Nevada Brothels Turning to Ads, Promotions
"An awful lot of our customers are truckers," George Flint, director of the Nevada Brothel Owners' Association, said. "It's the disposable income factor: Money for new wristwatches and getting laid just isn't there."
In rural southern Nevada towns such as Indian Springs, some 50 miles north of Las Vegas, diesel fuel is selling for $5.25 a gallon, Flint said.
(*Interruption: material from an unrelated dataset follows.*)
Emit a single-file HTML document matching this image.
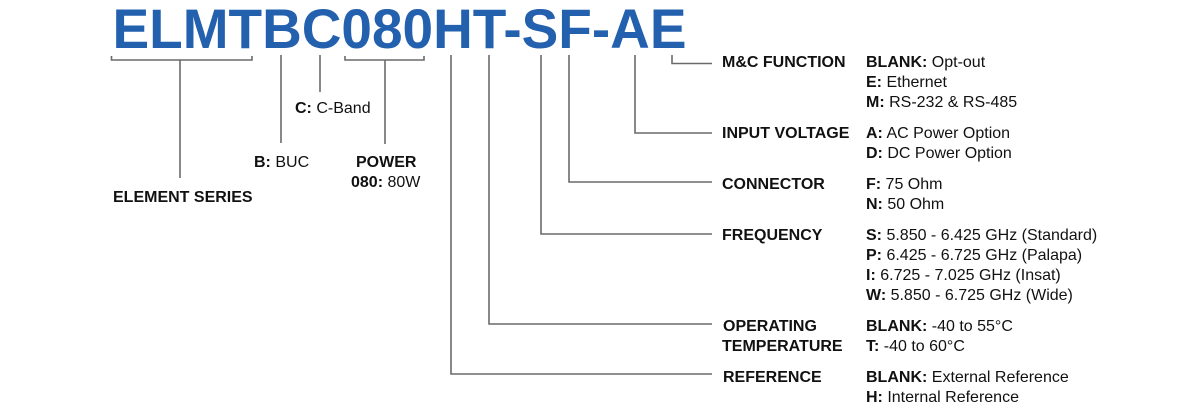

This means that fueling an 18-wheeler can now cost an independent trucker more than $1,000.
Revenue at the 25 legal bordellos in the association is down 25-45 percent, depending on the location.
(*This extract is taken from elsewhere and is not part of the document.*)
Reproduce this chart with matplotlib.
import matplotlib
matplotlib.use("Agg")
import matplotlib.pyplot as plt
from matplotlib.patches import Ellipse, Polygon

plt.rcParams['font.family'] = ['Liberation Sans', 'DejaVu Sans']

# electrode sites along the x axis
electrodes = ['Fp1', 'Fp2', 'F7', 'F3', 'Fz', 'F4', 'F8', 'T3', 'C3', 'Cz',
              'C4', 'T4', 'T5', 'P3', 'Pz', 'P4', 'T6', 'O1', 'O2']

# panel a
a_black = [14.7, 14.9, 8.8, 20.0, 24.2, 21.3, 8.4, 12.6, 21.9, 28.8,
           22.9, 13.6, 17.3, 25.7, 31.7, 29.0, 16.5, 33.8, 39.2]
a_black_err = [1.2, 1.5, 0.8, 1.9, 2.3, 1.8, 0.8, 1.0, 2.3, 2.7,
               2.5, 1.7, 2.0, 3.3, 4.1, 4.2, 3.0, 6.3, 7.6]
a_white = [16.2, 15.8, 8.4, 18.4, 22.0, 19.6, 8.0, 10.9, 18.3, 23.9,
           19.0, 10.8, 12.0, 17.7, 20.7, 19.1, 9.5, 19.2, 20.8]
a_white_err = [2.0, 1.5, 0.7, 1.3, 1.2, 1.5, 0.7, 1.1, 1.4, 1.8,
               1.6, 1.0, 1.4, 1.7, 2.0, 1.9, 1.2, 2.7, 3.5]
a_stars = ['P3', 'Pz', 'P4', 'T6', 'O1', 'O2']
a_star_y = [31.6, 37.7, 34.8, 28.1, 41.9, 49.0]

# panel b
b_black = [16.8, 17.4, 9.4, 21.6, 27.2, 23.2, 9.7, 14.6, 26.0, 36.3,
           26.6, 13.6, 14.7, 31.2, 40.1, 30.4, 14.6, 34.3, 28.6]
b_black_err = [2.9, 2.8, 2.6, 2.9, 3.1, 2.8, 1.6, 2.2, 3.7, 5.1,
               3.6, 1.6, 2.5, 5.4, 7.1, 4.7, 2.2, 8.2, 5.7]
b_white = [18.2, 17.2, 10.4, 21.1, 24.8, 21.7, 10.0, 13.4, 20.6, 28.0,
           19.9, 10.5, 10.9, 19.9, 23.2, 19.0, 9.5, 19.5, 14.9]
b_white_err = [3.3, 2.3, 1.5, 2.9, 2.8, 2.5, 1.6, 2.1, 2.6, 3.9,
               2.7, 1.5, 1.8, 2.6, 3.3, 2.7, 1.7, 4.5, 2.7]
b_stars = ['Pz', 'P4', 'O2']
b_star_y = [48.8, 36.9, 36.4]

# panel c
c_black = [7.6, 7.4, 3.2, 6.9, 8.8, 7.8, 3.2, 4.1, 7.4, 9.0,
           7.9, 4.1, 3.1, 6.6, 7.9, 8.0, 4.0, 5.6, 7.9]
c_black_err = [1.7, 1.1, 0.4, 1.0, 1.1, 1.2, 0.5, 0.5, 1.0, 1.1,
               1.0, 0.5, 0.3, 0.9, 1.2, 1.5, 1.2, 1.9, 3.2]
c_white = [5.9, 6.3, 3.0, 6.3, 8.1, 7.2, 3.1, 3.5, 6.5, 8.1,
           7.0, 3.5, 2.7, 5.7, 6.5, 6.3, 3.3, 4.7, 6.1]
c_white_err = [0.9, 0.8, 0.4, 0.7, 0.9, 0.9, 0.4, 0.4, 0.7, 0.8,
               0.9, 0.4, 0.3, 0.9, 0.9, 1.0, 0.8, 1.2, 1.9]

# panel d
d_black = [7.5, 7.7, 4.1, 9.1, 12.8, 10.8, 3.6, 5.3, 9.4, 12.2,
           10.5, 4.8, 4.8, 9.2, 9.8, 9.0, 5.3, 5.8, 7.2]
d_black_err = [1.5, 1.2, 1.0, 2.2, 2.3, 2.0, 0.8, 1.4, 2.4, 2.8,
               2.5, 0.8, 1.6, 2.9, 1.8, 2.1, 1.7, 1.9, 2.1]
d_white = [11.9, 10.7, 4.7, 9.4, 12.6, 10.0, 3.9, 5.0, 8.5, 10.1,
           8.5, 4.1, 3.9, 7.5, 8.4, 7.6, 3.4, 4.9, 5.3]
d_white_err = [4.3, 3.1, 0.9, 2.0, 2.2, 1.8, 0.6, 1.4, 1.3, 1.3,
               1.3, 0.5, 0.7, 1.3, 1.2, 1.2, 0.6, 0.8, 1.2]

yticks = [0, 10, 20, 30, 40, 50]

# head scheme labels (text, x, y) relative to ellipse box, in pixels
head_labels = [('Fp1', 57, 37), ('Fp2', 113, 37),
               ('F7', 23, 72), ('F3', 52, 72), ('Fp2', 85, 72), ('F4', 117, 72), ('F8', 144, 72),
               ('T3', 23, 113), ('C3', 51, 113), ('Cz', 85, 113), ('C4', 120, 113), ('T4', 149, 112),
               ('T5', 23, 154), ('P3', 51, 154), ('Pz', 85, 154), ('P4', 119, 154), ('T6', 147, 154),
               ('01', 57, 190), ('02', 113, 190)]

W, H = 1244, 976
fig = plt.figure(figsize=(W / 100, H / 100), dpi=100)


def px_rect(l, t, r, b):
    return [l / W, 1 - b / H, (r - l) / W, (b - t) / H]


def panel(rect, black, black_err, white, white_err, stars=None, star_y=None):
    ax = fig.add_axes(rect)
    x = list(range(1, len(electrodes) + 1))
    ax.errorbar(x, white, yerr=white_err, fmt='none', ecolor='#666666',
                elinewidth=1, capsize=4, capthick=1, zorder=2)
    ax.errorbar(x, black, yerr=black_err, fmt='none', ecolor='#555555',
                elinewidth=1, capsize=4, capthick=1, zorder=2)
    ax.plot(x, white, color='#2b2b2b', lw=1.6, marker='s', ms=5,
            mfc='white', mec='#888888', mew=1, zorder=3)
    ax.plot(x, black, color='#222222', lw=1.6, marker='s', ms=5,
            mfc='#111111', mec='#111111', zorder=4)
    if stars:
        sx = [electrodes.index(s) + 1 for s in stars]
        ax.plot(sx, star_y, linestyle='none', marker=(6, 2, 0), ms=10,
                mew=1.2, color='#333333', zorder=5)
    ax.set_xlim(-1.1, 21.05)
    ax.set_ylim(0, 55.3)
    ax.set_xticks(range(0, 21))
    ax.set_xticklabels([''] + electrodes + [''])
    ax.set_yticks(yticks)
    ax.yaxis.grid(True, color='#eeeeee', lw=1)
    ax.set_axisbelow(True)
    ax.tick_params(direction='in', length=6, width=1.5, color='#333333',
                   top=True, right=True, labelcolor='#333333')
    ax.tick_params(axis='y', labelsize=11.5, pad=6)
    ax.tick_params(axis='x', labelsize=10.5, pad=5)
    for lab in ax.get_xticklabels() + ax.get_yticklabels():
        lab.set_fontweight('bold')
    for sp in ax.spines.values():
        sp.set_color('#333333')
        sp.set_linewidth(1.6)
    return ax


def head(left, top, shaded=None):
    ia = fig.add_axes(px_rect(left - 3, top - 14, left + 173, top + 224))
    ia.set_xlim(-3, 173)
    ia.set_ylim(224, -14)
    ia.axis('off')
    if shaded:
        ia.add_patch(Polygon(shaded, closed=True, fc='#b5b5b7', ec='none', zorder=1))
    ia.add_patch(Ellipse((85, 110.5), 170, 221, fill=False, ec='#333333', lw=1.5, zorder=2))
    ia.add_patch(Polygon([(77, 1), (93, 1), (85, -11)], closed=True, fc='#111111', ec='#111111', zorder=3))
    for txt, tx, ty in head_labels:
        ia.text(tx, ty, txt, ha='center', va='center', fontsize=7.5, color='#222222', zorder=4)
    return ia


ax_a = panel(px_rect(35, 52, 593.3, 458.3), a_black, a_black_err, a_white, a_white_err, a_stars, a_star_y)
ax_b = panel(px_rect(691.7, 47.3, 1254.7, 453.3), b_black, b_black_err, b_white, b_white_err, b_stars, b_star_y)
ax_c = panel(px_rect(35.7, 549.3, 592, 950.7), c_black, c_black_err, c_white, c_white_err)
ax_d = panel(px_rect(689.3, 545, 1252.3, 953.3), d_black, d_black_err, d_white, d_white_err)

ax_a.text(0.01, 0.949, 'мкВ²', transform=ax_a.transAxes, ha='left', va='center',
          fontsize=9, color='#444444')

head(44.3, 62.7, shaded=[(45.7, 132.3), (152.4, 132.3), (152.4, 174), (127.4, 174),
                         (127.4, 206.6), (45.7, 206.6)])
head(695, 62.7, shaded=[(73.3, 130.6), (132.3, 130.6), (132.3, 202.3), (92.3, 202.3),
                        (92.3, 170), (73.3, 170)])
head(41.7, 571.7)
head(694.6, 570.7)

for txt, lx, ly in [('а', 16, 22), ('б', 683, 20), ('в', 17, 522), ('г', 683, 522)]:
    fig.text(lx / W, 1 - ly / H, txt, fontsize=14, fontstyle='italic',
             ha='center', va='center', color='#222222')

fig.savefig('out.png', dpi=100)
"We used to say Nevada was immune from recession," Flint said. "Not any more."
A law from the 1970s prohibited Nevada's legal brothels from advertising outside the immediate areas in which they were located, so tourists entering Las Vegas and Reno were not exposed to ads for the legal brothels outside the county line.
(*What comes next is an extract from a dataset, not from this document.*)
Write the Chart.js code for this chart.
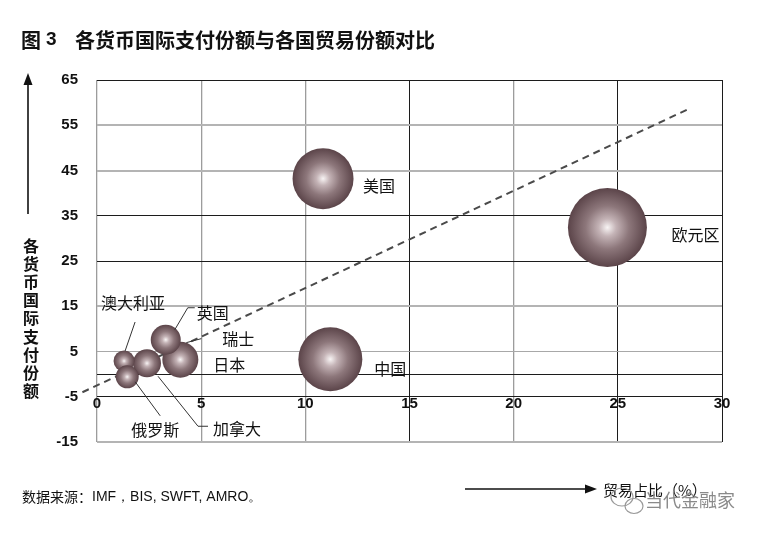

That law was struck down in federal court last July, when a challenge filed by the American Civil Liberties Union on behalf of several brothels and local newspapers arguing First Amendment protection for commercial speech was upheld, but many brothel owners are worried that ads will enrage local communities and push the Legislature to ban legal brothels.
"We're second-class citizens," said Jeff Arnold, owner of Donna's Ranch in Battle Mountain. "It's foolish to put up billboards that only irritate more than they attract."
"Several of the people who run brothels thought it would be this horrible thing that would happen," said ACLU lawyer Allen Lichtenstein, who persuaded the federal court to reverse the ban. "But from the government, the silence is deafening."
The government may be silent because Nevada is now facing a $1 billion budget shortfall. Gaming revenue in the state is down. MGM Mirage's stock price has dropped by half, sliding from $99.75 last October to $50. And at Harrah's Las Vegas casinos such as Caesars Palace, Rio and Bally's, gaming revenue among VIP and avid-use customers is down 5 percent and revenues from retail and unrated customers is down 8 percent so far this year according to Harrah's spokesman Gary Thompson.
Wild Horse Adult Spa and Mustang Ranch general manager Susan Austin purchased eight billboards along various highways in and around the city of Sparks that declare, "The party's at the Wild Horse!"
"We do have a moral responsibility to the wider world," said Ms. Austin, a former prostitute herself. "I wouldn't want my children to see something inappropriate. But these [billboard ads] are just little cartoon horses."
Other brothel owners are doing marketing like operating casino-style VIP programs that comp frequent customers and offering free buffets and barbecues for truckers and other passersby.
"We market Donna's as a home away from home for truckers," Arnold said. "There's always free chili, ham and beans, and corn bread. And they respond to it. We'll hold a barbecue, and they're the ones who are flipping the burgers."
The strategy for Donna's Ranch is sponsorship marketing rather than overt advertising. His second Donna's Ranch, in Wells, is the major sponsor of the town's car show and is the secondary sponsor of its senior pro rodeo.
Other Nevada brothels, such as Dennis Hof's Moonlight Bunny Ranch, have gotten free exposure through mainstream exposure: the Bunny Ranch has been featured on HBO's reality series "Cathouse" since 2005.